Reprodução / Twitter
O cartaz original francês e o primeiro pôster de divulgação da Netflix

Baseado em sua experiência pessoal, o filme é protagonizado por uma menina francesa de ascendência senegalesa, Amy (em tocante interpretação de Fathia Youssuf), que mora com a mãe e os dois irmãos menores em um apartamento no subúrbio. Aos 11 anos, ela está no meio de um turbilhão hormonal, social, emocional. Começa a lidar com sua sexualidade, seu corpo e a primeira menstruação ao mesmo tempo em que precisa se adaptar à nova escola –  no processo não raro complicado de inserção e aceitação entre as colegas – e sofre os impactos de uma mudança na estrutura familiar: seu pai está vindo do Senegal com uma segunda esposa.

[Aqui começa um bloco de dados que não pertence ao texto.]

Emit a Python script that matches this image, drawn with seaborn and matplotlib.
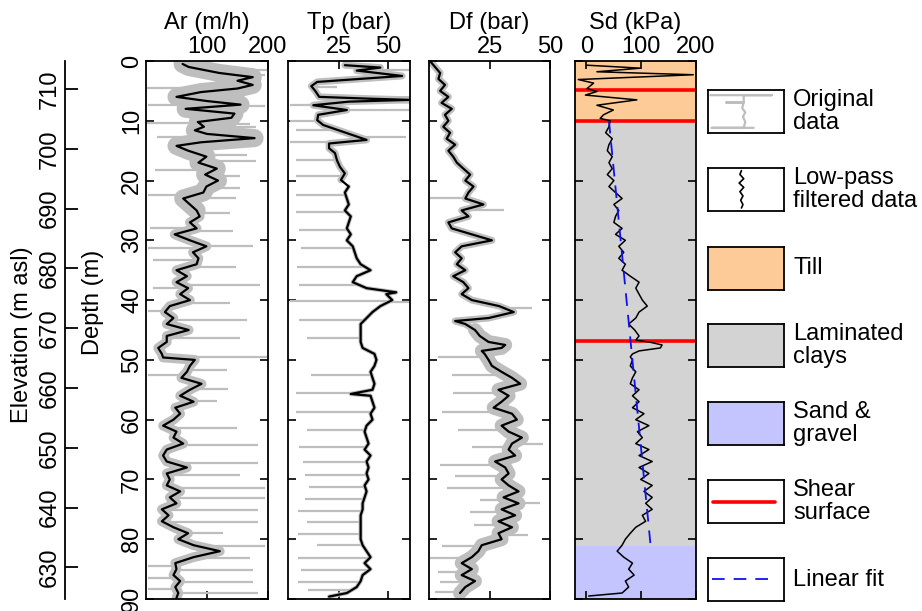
import numpy as np
import matplotlib
matplotlib.use("Agg")
import matplotlib.pyplot as plt
import seaborn as sns

# ---- smoothed (low-pass) profiles, depth in m ----
ar_depth = [0.5, 1.0, 1.5, 2.0, 2.7, 3.3, 4.0, 4.6, 5.2, 6.0, 6.7, 7.3, 8.0, 8.8, 9.5,
            10.2, 11.0, 11.6, 12.2, 12.9, 13.6, 14.2, 15, 16, 17, 18, 19, 20, 21, 22,
            23, 24, 25, 26, 27, 28, 29, 30, 31, 32, 33, 34, 35, 36, 37, 38, 39, 40,
            41, 42, 43, 44, 45, 46, 47, 48, 49, 49.6, 50, 51, 52, 53, 54, 55, 56, 57,
            58, 59, 60, 61, 62, 63, 64, 65, 66, 67, 68, 69, 70, 71, 72, 73, 74, 75,
            76, 77, 78, 79, 80, 81, 82, 83, 84, 85, 86, 87, 88, 89, 89.8]
ar_value = [60, 70, 95, 120, 175, 150, 175, 150, 90, 50, 100, 155, 65, 145, 140,
            85, 95, 80, 100, 178, 90, 50, 69, 99, 86, 116, 97, 118, 99, 94,
            61, 72, 83, 88, 72, 83, 47, 72, 99, 77, 86, 83, 50, 67, 50, 69, 56, 72,
            39, 31, 45, 34, 70, 34, 34, 20, 26, 28, 80, 72, 67, 58, 91, 72, 56, 78,
            48, 56, 45, 28, 50, 45, 61, 34, 28, 34, 67, 34, 39, 34, 56, 39, 50, 26,
            37, 26, 45, 69, 53, 78, 121, 78, 48, 50, 45, 56, 48, 53, 50]

tp_depth = [0.7, 1.1, 1.6, 2.5, 3.5, 4.2, 5.0, 6.0, 6.3, 6.5, 6.8, 7.4, 8.2, 9.0, 9.9,
            10.7, 11.5, 12.4, 13.2, 13.8, 14.6, 15.4, 16.6, 17.7, 18.8, 19.9, 21, 22,
            23, 24, 25, 26, 27, 28, 29, 30, 31, 32, 33, 34, 35, 36, 37, 38, 38.7, 39,
            40, 41, 42, 43, 44, 45, 46, 47, 48, 49, 50, 51, 52, 53, 54, 55, 55.7, 56,
            57, 58, 59, 60, 61, 62, 63, 64, 65, 66, 67, 68, 69, 70, 71, 72, 73, 74,
            75, 76, 77, 78, 79, 80, 81, 82, 83, 84, 85, 86, 87, 88, 89, 89.6]
tp_value = [28, 46, 34, 57, 14, 11, 13, 15, 40, 61, 30, 12, 29, 14.5, 14,
            17, 24, 32, 39, 20, 20, 23, 24, 25.5, 28, 26, 30, 28,
            29, 30, 28, 31, 30, 29, 31, 29, 32, 33, 34, 36, 41, 34, 32, 39, 54, 49,
            52, 46, 42, 39, 36, 36, 36, 36, 37, 43, 44, 43, 41, 42, 43, 42, 31, 41,
            42, 43, 41, 42, 39, 38, 39, 40, 38, 41, 39, 40, 39, 40, 38, 39, 38, 37,
            37, 36, 36, 36, 36, 36, 37, 39, 41, 38, 41, 37, 36, 34, 29, 20]

df_depth = [0, 1, 2, 3, 4, 5, 6, 7, 8, 9, 10, 11, 12, 13, 14, 15, 16, 17, 18, 19, 20,
            21, 22, 23, 24, 25, 26, 27, 28, 29, 30, 31, 32, 33, 34, 35, 36, 37, 38,
            39, 40, 41, 42, 43, 43.5, 44, 45, 46, 47, 47.5, 48, 48.5, 49, 50, 51, 52,
            53, 54, 55, 56, 57, 58, 59, 60, 61, 62, 63, 64, 65, 66, 67, 68, 69, 70,
            71, 72, 73, 74, 75, 76, 77, 78, 79, 80, 81, 82, 83, 84, 85, 86, 87, 88, 89]
df_value = [0.4, 2.5, 4.6, 3.9, 6.6, 4.6, 8, 5.2, 9.4, 6.6, 8, 5.9, 8.7, 7.3, 10.8, 8,
            10, 11.5, 14.2, 17, 15, 18.4, 16.3, 15, 22.5, 13.5, 16.3, 8, 9.4, 17.7,
            26, 13.5, 10.8, 13.5, 11.5, 15, 10, 14.2, 16.3, 13.5, 17.7, 29, 35, 24.6,
            10.8, 15, 19, 21, 24.6, 31.5, 30, 21.8, 23, 24.6, 26, 30, 34.3, 37.7,
            28.7, 32.9, 30, 26.7, 34.3, 36.3, 30, 32.9, 38.4, 34.3, 32.9, 35.6, 27.3,
            31.5, 32.9, 30, 32.9, 37, 30.8, 37, 30, 35.6, 28.7, 34.3, 28.7, 30, 21.8,
            20.4, 17.7, 13.5, 17.7, 13.5, 19, 15, 12.8]

sd_depth = [0.7, 1.0, 1.2, 1.8, 2.3, 3.1, 3.7, 4.6, 5.1, 5.7, 6.5, 7.4, 8.2, 9.0, 9.6,
            10, 11, 12, 13, 14, 15, 16, 17, 18, 19, 20, 21, 22, 23, 24, 25, 26, 27,
            28, 29, 30, 31, 32, 33, 34, 35, 36, 37, 38, 39, 40, 41, 42, 43, 44, 45,
            46, 46.7, 47, 47.5, 48, 48.5, 49, 49.5, 50, 51, 52, 53, 54, 55, 56, 57,
            58, 59, 60, 61, 62, 63, 64, 65, 66, 67, 68, 69, 70, 71, 72, 73, 74, 75,
            76, 77, 78, 79, 80, 81, 82, 83, 84, 85, 86, 87, 88, 89, 89.5]
sd_value = [0, 60, 98, 19, 195, -15, 13, 1, 19, -2, 92, 19, 49, 31, 25,
            43, 41, 35, 47, 41, 38, 47, 41, 47, 38, 50, 41, 53, 65, 50, 59, 53, 50,
            65, 53, 71, 59, 68, 59, 71, 65, 80, 96, 90, 96, 102, 111, 96, 90, 77, 88,
            96, 90, 114, 138, 135, 96, 84, 80, 84, 80, 90, 84, 80, 96, 84, 96,
            84, 105, 90, 114, 93, 102, 90, 114, 96, 120, 96, 114, 99, 120, 105, 120,
            108, 120, 102, 108, 90, 80, 71, 65, 56, 68, 84, 77, 87, 71, 77, 65, 4]

# ---- single-sample excursions of the original data ----
ar_spike_depth = [1.5, 2.3, 4.5, 7.4, 7.6, 10.3, 10.5, 11.0, 12.7, 13.6, 15.7, 16.8,
                  18.2, 19.3, 21.3, 22.4, 23.0, 25.5, 28.0, 28.5, 31.0, 31.3, 33.3,
                  34.4, 37.5, 38.0, 40.5, 41.9, 43.3, 46.4, 49.5, 51.7, 52.5, 54.8,
                  56.9, 61.4, 64.2, 67.3, 69.2, 71.5, 73.1, 75.1, 77.1, 79.0, 81.1,
                  83.2, 84.5, 85.1, 86.5, 87.1, 88.3, 89.0]
ar_spike_value = [198, 195, 2, 3, 195, 2, 170, 180, 18, 176, 165, 180,
                  15, 154, 154, 4, 148, 138, 7, 143, 176, 4, 12,
                  148, 187, 12, 138, 4, 165, 154, 198, 132, 4, 135,
                  116, 149, 184, 184, 154, 195, 195, 184, 184, 127, 195,
                  170, 3, 176, 4, 176, 3, 184]

tp_spike_depth = [1.5, 4.3, 7.4, 8.2, 10.1, 11.5, 12.7, 13.5, 16.6, 19.3, 22.4, 25.2,
                  28.3, 31.3, 34.4, 37.5, 40.2, 40.3, 43.3, 46.4, 52.5, 55.6, 58.7,
                  61.7, 64.6, 67.1, 69.2, 71.2, 73.2, 75.2, 77.1, 79.1, 81.0, 83.1,
                  85.1, 87.1, 88.5]
tp_spike_value = [61, 24, 0, 61, 0, 3.5, 59, 0, 3.5, 3.5, 3.5, 3.5,
                  5, 6, 4, 5, 0, 61, 5, 8.6, 11, 3.5, 3.5,
                  8.6, 5, 7, 7.8, 10, 7.8, 4.4, 8.6, 4.4, 13.7, 4.4,
                  6, 4.4, 9.5]

df_spike_depth = [23.0, 24.9, 41.4, 49.5, 52.5, 55.6, 58.7, 61.7, 64.0, 64.5, 67.6,
                  69.5, 71.5, 73.4, 74.0, 75.4, 77.6, 79.3, 81.2, 83.2, 85.4, 87.1,
                  88.8]
df_spike_value = [0.4, 31, 42.5, 3.9, 9.4, 10, 5.2, 12, 47, 17.7, 4.6,
                  10.8, 7.3, 21, 46, 17, 18.4, 41, 5.2, 0.4, 3.9, 4.6,
                  2.5]

# ---- interpretation of the Sd profile ----
layer_names = ["Till", "Laminated clays", "Sand & gravel"]
layer_top = [0, 10, 81.1]
layer_base = [10, 81.1, 90]
layer_colors = ["#FDCB97", "#D3D3D3", "#C4C4FF"]
shear_depth = [4.85, 10.0, 46.9]
fit_depth = [10, 81]
fit_sd = [41, 117]

top_elevation = 714.7
depth_ticks = list(range(0, 91, 10))
elev_ticks = list(range(630, 711, 10))

GRAY = "#BEBEBE"
FS = 17

sns.set_style("ticks")
plt.rcParams["font.family"] = ["Liberation Sans", "DejaVu Sans"]
plt.rcParams["font.size"] = FS
plt.rcParams["axes.linewidth"] = 1.3
for key in ["text.color", "axes.labelcolor", "xtick.color", "ytick.color",
            "axes.edgecolor"]:
    plt.rcParams[key] = "black"

W, H = 922, 611
fig = plt.figure(figsize=(W / 100, H / 100), dpi=100)


def px_axes(x0, x1, y0, y1):
    return fig.add_axes([x0 / W, 1 - y1 / H, (x1 - x0) / W, (y1 - y0) / H])


def profile(ax, depth, value, xlim, xticks, title, band=None, spikes=None, lw=1.6):
    # band: list of (depth_from, depth_to, linewidth) for the grey scatter of raw data
    if band:
        d = np.asarray(depth)
        v = np.asarray(value)
        for d0, d1, blw in band:
            m = (d >= d0) & (d <= d1)
            sns.lineplot(x=v[m], y=d[m], orient="y", estimator=None, color=GRAY,
                         lw=blw, ax=ax)
        sp_d, sp_v = spikes
        base = np.interp(sp_d, depth, value)
        ax.hlines(sp_d, base, sp_v, color=GRAY, lw=1.6)
    sns.lineplot(x=value, y=depth, orient="y", estimator=None, color="black",
                 lw=lw, ax=ax)
    ax.set_xlim(xlim)
    ax.set_ylim(90, 0)
    ax.set_xlabel("")
    ax.set_ylabel("")
    ax.set_xticks(xticks)
    ax.set_xticklabels([str(t) for t in xticks])
    ax.set_yticks(depth_ticks)
    ax.tick_params(direction="in", length=6, width=1.2, top=True, bottom=True,
                   left=True, right=True, labeltop=True, labelbottom=False,
                   labelleft=False, pad=2, labelsize=FS)
    ax.text(0.5, 1 + 38 / 538, title, transform=ax.transAxes, ha="center",
            va="center", fontsize=FS)


ax_ar = px_axes(146, 268, 61, 599)
profile(ax_ar, ar_depth, ar_value, (0, 200), [100, 200], "Ar (m/h)",
        band=[(0, 25, 13), (25, 90, 7)], spikes=(ar_spike_depth, ar_spike_value))
ax_ar.tick_params(axis="y", labelleft=True, labelrotation=90)
for lab in ax_ar.get_yticklabels():
    lab.set_va("center")

ax_tp = px_axes(288, 410, 61, 599)
profile(ax_tp, tp_depth, tp_value, (-0.8, 61), [25, 50], "Tp (bar)",
        band=[(0, 20, 5), (20, 90, 3)], spikes=(tp_spike_depth, tp_spike_value))

ax_df = px_axes(429, 550, 61, 599)
profile(ax_df, df_depth, df_value, (0, 50), [25, 50], "Df (bar)",
        band=[(0, 45, 5), (45, 90, 10)], spikes=(df_spike_depth, df_spike_value))

ax_sd = px_axes(575, 696, 61, 599)
for top, base, col in zip(layer_top, layer_base, layer_colors):
    ax_sd.axhspan(top, base, color=col, lw=0, zorder=0)
for d in shear_depth:
    ax_sd.axhline(d, color="#FF0000", lw=2.6, zorder=1)
ax_sd.plot(fit_sd, fit_depth, color="#1010F0", lw=1.3, dashes=(7, 5), zorder=3)
profile(ax_sd, sd_depth, sd_value, (-21, 200), [0, 100, 200], "Sd (kPa)", lw=1.1)

# elevation axis
ax_el = px_axes(65, 66, 61, 599)
ax_el.set_ylim(top_elevation - 90, top_elevation)
ax_el.set_yticks(elev_ticks)
ax_el.set_xticks([])
for s in ["top", "right", "bottom"]:
    ax_el.spines[s].set_visible(False)
ax_el.patch.set_visible(False)
ax_el.tick_params(axis="y", direction="in", length=9, width=1.3, labelrotation=90,
                  pad=3, labelsize=FS)
for lab in ax_el.get_yticklabels():
    lab.set_va("center")

fig.text(22 / W, 1 - 335 / H, "Elevation (m asl)", rotation=90, ha="center",
         va="center", fontsize=FS)
fig.text(93 / W, 1 - 302 / H, "Depth (m)", rotation=90, ha="center",
         va="center", fontsize=FS)

# legend column
leg_tops = [90, 168, 247, 324, 402, 480, 558]
leg_labels = ["Original\ndata", "Low-pass\nfiltered data", "Till", "Laminated\nclays",
              "Sand &\ngravel", "Shear\nsurface", "Linear fit"]
leg_faces = ["white", "white"] + layer_colors + ["white", "white"]
raw_leg_x = [0.03, 0.84, 0.47, 0.47, 0.24, 0.47, 0.45, 0.49, 0.46, 0.49, 0.47, 0.05, 0.6]
raw_leg_y = [0.12, 0.12, 0.12, 0.29, 0.29, 0.29, 0.42, 0.52, 0.62, 0.74, 0.88, 0.88, 0.88]
lp_leg_x = [0.44, 0.42, 0.47, 0.41, 0.47, 0.42, 0.46, 0.43, 0.46, 0.44]
lp_leg_y = [0.06, 0.15, 0.25, 0.35, 0.45, 0.55, 0.65, 0.75, 0.85, 0.93]
for i, (top, lab, face) in enumerate(zip(leg_tops, leg_labels, leg_faces)):
    lax = px_axes(708, 784, top, top + 43)
    lax.set_facecolor(face)
    lax.set_xlim(0, 1)
    lax.set_ylim(1, 0)
    lax.set_xticks([])
    lax.set_yticks([])
    for s in lax.spines.values():
        s.set_linewidth(1.3)
    if i == 0:
        lax.plot(raw_leg_x, raw_leg_y, color=GRAY, lw=1.6)
    elif i == 1:
        lax.plot(lp_leg_x, lp_leg_y, color="black", lw=1.2)
    elif i == 5:
        lax.plot([0.07, 0.88], [0.5, 0.5], color="#FF0000", lw=2.6)
    elif i == 6:
        lax.plot([0.05, 0.88], [0.48, 0.48], color="#1010F0", lw=1.3, dashes=(7, 5))
    fig.text(793 / W, 1 - (top + 21.5) / H, lab, ha="left", va="center",
             fontsize=FS, linespacing=1.1)

fig.savefig("out.png", dpi=100)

É por isso que no início do filme, quando estão prestes a sair para um culto muçulmano, a mãe interdita para os filhos um quarto da casa. Na intimidade, a mãe chora a decisão do esposo, mas a aceita, pois sua religião permite a poligamia e prega, como Amy ouve em meio às orações, que as mulheres "devem obediência aos maridos" – e que, no inferno, serão muito mais numerosas do que os homens.

A dança, então, mostra-se para Amy um meio não apenas de expressão, mas um espaço para acomodar suas angústias, conquistar amigas (as Mignonnes do título) e confrontar o conservadorismo religioso. O conflito geracional é sintetizado em uma cena antológica: durante uma oração coletiva, Amy esconde-se sob o véu islâmico para assistir, no celular, a clipes eróticos.

Portanto, a protagonista de Mignonnes combate um tipo de opressão às mulheres, a religiosa, com outro tipo de opressão: a cultural. Maïmouna Doucouré retrata como é, para meninas, crescer em uma sociedade que objetifica o corpo feminino. O que as gurias do grupo Mignonnes fazem é simplesmente imitar as coreografias a que são expostas em uma infinidade de vídeos musicais – embora a diretora pudesse ter sido mais comedida do ponto de vista gráfico, evitando closes, o que não tiraria a força de sua denúncia. Essa exposição é potencializada pela vida em ambiente digital, muitas vezes longe do olhar dos pais, em um território – o das redes sociais – que também estimula o exibicionismo competitivo e, por fim, a sexualização precoce, a adultização. Parece que estamos tão acostumados a isso, que atacamos o mensageiro (o filme) e não sua mensagem – a crítica a essa normatização. Afinal, somos nós, os adultos, os responsáveis na história. Nós é que podemos – e devemos – proteger a infância. Como pais, não nos é permitido ficar alheios ao que as crianças consomem na internet. É necessário assistir juntos, discutir, com elas, os conteúdos, proibir quando for o caso. 

Não à toa – e aqui vale um aviso sobre SPOILERS –, Mignonnes termina com uma cena que devolve Amy à inocência e à alegria infantis. Depois de cometer um ato de violência para participar, com as Mignonnes, do concurso de dança (no qual surgem os polêmicos trajes e poses), a protagonista tem uma espécie de epifania. Ainda no palco, suas caras e bocas erotizadas, subitamente,  são substituídos pelo choro e por um olhar de espanto. A protagonista percebe que aquele não é seu lugar nem seu tempo. Corre para casa, abraça a mãe, troca a roupa e, depois, vai brincar de pular corda com outras crianças. A câmera sobe, Amy sai de quadro, mas seu rosto ressurge, em câmera lenta, a cada salto dado pela menina. O largo sorriso que vai se desenhando traduz muito bem a mensagem do filme polêmico da vez.